The rising tide of misery has at last grabbed the attention of the Japanese government. For years, Tokyo adopted a hands-off policy. After all, this is a nation where suicide is widely considered an honorable exit, and where The Complete Suicide Manual was a best-seller in the 1990s. Now, embarrassed by the high toll, the administration of Prime Minister Junichiro Koizumi has set itself the task of eventually bringing the annual number of suicides back under 22,000, where it was in 1996, before Asia's financial crisis.

But the government will have to put more resources behind its good intentions. Last year, for the first time, Tokyo allocated funds to suicide-prevention programs. But the Koizumi administration set aside only $2.7 million, a paltry amount that critics say will do little to reduce the number of deaths. This fiscal year, the suicide-prevention budget rises to $4.5 million, but that is still peanuts compared with the tens of millions of dollars that charitable organizations in the West lavish on the problem each year.
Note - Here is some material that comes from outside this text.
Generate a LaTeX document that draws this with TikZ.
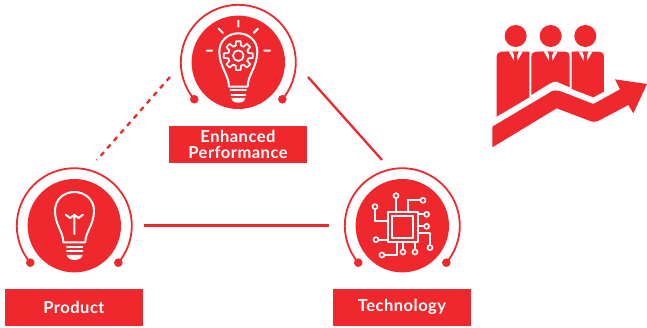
\documentclass[tikz,border=0pt]{standalone}
\usepackage{fontspec}
\setmainfont[LetterSpace=3]{Lato}
\definecolor{brand}{HTML}{EF282D}
\tikzset{
 disc/.style={circle,fill=brand,draw=none,minimum size=93.4pt,inner sep=0pt},
 ringline/.style={draw=brand,line width=1.8pt},
 endcap/.style={fill=brand,draw=none},
 tag/.style={fill=brand,text=white,minimum width=138pt,minimum height=36.8pt,inner sep=0pt,align=center,font=\fontsize{16.5}{16}\selectfont\bfseries},
 link/.style={draw=brand,line width=2.3pt},
 dashlink/.style={link,dash pattern=on 5pt off 5pt},
 icon/.style={draw=white,line width=2pt,line cap=round,line join=round},
 pin/.style={draw=white,fill=brand,line width=1.6pt},
}
\newcommand{\ringat}[1]{%
 \draw[ringline] (#1.center) ++(220:57.5pt) arc[start angle=220,end angle=-40,radius=57.5pt];
 \fill[endcap] (#1.center) ++(220:57.5pt) circle (4.3pt);
 \fill[endcap] (#1.center) ++(-40:57.5pt) circle (4.3pt);}
\begin{document}
\begin{tikzpicture}[x=1pt,y=-1pt]
\useasboundingbox (0,0) rectangle (647,327);
\node[disc] (idea) at (238.3,62.3) {};
\node[disc] (prod) at (74.3,225.7) {};
\node[disc] (tech) at (402.3,225.7) {};
\ringat{idea}\ringat{prod}\ringat{tech}
\node[tag] (ideatag) at (238,144.5) {Enhanced\\Performance};
\node[tag] (prodtag) at (74,307.3) {Product};
\node[tag] (techtag) at (402,307.3) {Technology};
\coordinate (d1) at (170,77); \coordinate (d2) at (97,160);
\coordinate (s1) at (308,77); \coordinate (s2) at (382,160);
\coordinate (h1) at (144,225.5); \coordinate (h2) at (329,225.5);
\draw[dashlink] (d1) -- (d2);
\draw[link] (s1) -- (s2);
\draw[link] (h1) -- (h2);
% idea bulb
\begin{scope}[shift={(160,0)},x=0.3333pt,y=-0.3333pt]
\draw[icon] (207,260) .. controls (207,225) and (178,200) .. (178,155) .. controls (178,122) and (204,100) .. (235,100) .. controls (266,100) and (292,122) .. (292,155) .. controls (292,200) and (263,225) .. (263,260) -- cycle;
\draw[icon] (212,271) -- (258,271) (214,284) -- (256,284);
\fill[white] (214,294) -- (256,294) .. controls (254,305) and (245,308) .. (235,308) .. controls (225,308) and (216,305) .. (214,294) -- cycle;
\draw[icon] (235,62) -- (235,80) (176,86) -- (189,99) (294,86) -- (281,99) (140,152) -- (157,152) (313,152) -- (330,152);
\begin{scope}[shift={(235,167)}]
\foreach \a in {0,45,...,315}{
 \draw[icon,line width=1.7pt] (\a-15:31) -- (\a-9:44) -- (\a+9:44) -- (\a+15:31) -- (\a+30:31);
}
\draw[icon,line width=1.7pt] (0,0) circle (16);
\end{scope}
\end{scope}
% product bulb
\begin{scope}[shift={(0,160)},x=0.3333pt,y=-0.3333pt]
\draw[icon] (190,247) .. controls (190,215) and (165,195) .. (165,152) .. controls (165,118) and (192,96) .. (223,96) .. controls (254,96) and (282,118) .. (282,152) .. controls (282,195) and (256,215) .. (256,247) -- cycle;
\draw[icon] (201,260) -- (247,260) (201,273) -- (247,273);
\fill[white] (200,285) -- (248,285) .. controls (246,296) and (233,300) .. (224,300) .. controls (214,300) and (202,296) .. (200,285) -- cycle;
\draw[icon] (223,222) -- (223,165) (197,164) -- (210,174) -- (223,165) -- (236,174) -- (249,164);
\end{scope}
% chip
\begin{scope}[shift={(325,160)},x=0.3333pt,y=-0.3333pt]
\draw[icon,line cap=butt] (188,157) rectangle (278,245);
\draw[icon,line cap=butt] (201,169) rectangle (265,233);
\draw[icon,line cap=butt] (213,107) -- (213,157)
 (294,121) -- (250,121) -- (250,157)
 (305,163) -- (278,163)
 (305,199) -- (278,199)
 (315,263) -- (315,220) -- (278,220)
 (150,140) -- (150,183) -- (188,183)
 (153,239) -- (188,239)
 (171,285) -- (215,285) -- (215,245)
 (234,276) -- (234,245)
 (270,276) -- (270,245);
\foreach \p in {(213,107),(294,121),(305,163),(305,199),(315,263),(150,140),(153,239),(171,285),(234,276),(270,276)}
 \draw[pin] \p circle (7.5);
\end{scope}
% people and arrow
\begin{scope}[shift={(485,10)},x=0.3333pt,y=-0.3333pt]
\fill[brand] (92,78) circle (33) (197,78) circle (33) (301,78) circle (33);
\fill[brand] (35,140) .. controls (35,130) and (42,125) .. (50,125) -- (133,125) -- (133,262) -- (35,320) -- cycle;
\fill[brand] (139,140) .. controls (139,130) and (146,125) .. (154,125) -- (240,125) .. controls (250,125) and (254,132) .. (254,140) -- (254,232) -- (215,215) .. controls (205,213) and (195,220) .. (139,255) -- cycle;
\fill[brand] (260,125) -- (342,125) .. controls (350,125) and (357,130) .. (357,140) -- (357,245) -- (325,262) -- (260,237) -- cycle;
\foreach \c in {92,197,301}{
 \fill[white] (\c-21,125) -- (\c+21,125) -- (\c,162) -- cycle;
 \fill[brand] (\c-9,125) -- (\c+9,125) -- (\c+4,138) -- (\c+7,158) -- (\c,163) -- (\c-7,158) -- (\c-4,138) -- cycle;
 \fill[brand] (\c-30,125) -- (\c-21,125) -- (\c-2,162) -- (\c-8,162) -- cycle;
}
\fill[brand] (22,350) -- (190,250) .. controls (200,241) and (215,238) .. (230,245) -- (325,282) -- (405,238) -- (390,208) -- (486,222) -- (445,310) -- (430,285) -- (345,330) .. controls (335,337) and (320,337) .. (310,331) -- (215,295) -- (22,412) -- cycle;
\end{scope}
\end{tikzpicture}
\end{document}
It won't be easy to change attitudes. The corporate warrior ethos still pervades the Japanese workplace--and warriors don't show their pain. Ageism is a factor, too. It is very hard to relaunch a career after 45 or so. And finally there is a cultural reluctance in Japan--and in the rest of Asia, for that matter--to seek help for depression and other forms of mental illness. Japanese, says Kitagawa, the Life Phone counselor, "tend to have a prejudice against mental-health problems, especially men."
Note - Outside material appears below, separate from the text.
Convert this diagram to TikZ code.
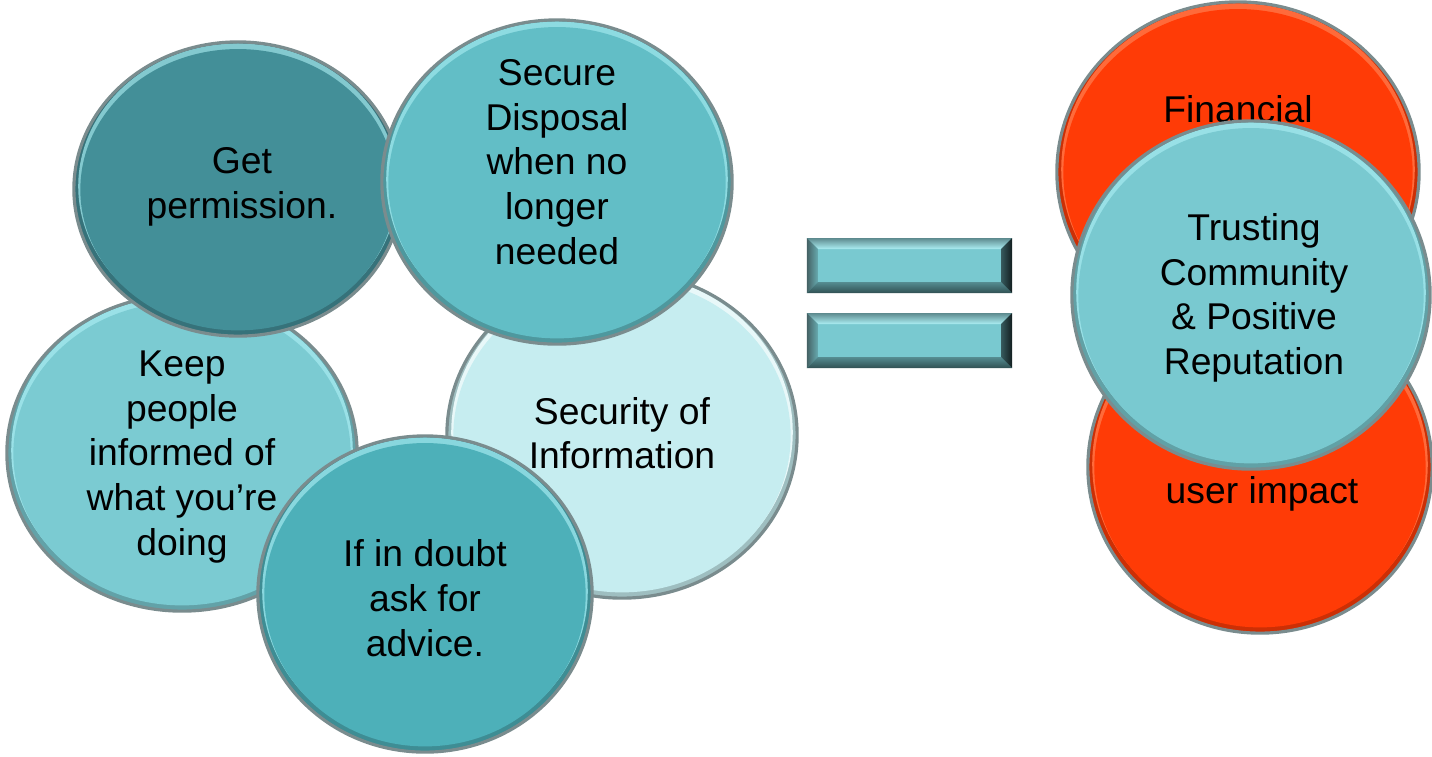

As in most countries, it is men who are the most likely to kill themselves. Most suicides involve midlevel executives or Japan's new jobless. They are people aged 40 to 60 who are living with crushing debt pressure. Some bought their homes at the peak of the bubble during the late 1980s and now find themselves out of work and unable to pay their mortgages. Others have multiple outstanding loans with Japanese consumer-finance companies whose easy-credit policies include 20%-plus interest rates.

While Americans simply declare bankruptcy during hard times, such a solution isn't so easy in Japan. Once again, cultural pressure is to blame. Japanese have been allowed to seek court protection for decades, and starting in 1999 the rules were relaxed to make the legal process faster and cheaper. Hence, more Japanese are summoning up the resolve to declare bankruptcy. Some 160,000 people a year are doing so, up from 70,000 in 1987, according to Seiichi Yoshikawa, an attorney with Koga & Partners in Tokyo. But the Japanese Federation of Bar Assns. figures as many as 1.5 million Japanese are effectively bankrupt but unwilling to file. Says Yoshikawa: "[Personal bankruptcy] is regarded as close to a crime in Japan."

Still, the authorities at least recognize that they have a role to play in changing attitudes toward suicide. In late April, the government co-sponsored a prominently displayed article on middle-age suicide in the Tokyo Shimbun newspaper. The two-page spread told readers to watch their loved ones for such key warning signs as excessive job stress, drinking, and depression. In January, the government published its first formal guidelines to help corporate counselors identify suicidal tendencies. Tokyo also has sponsored seminars among academics on suicide and the workplace.

Perhaps the fastest way to stem the suicide wave is to get the economy growing again. There is a strong correlation between economic conditions and feelings of worthlessness. Suicides spiked in 1998, when the economy went into a tailspin after several big banks and brokerages failed. A return to growth might give Japan's desperate workers hope for the future--and a reason to live.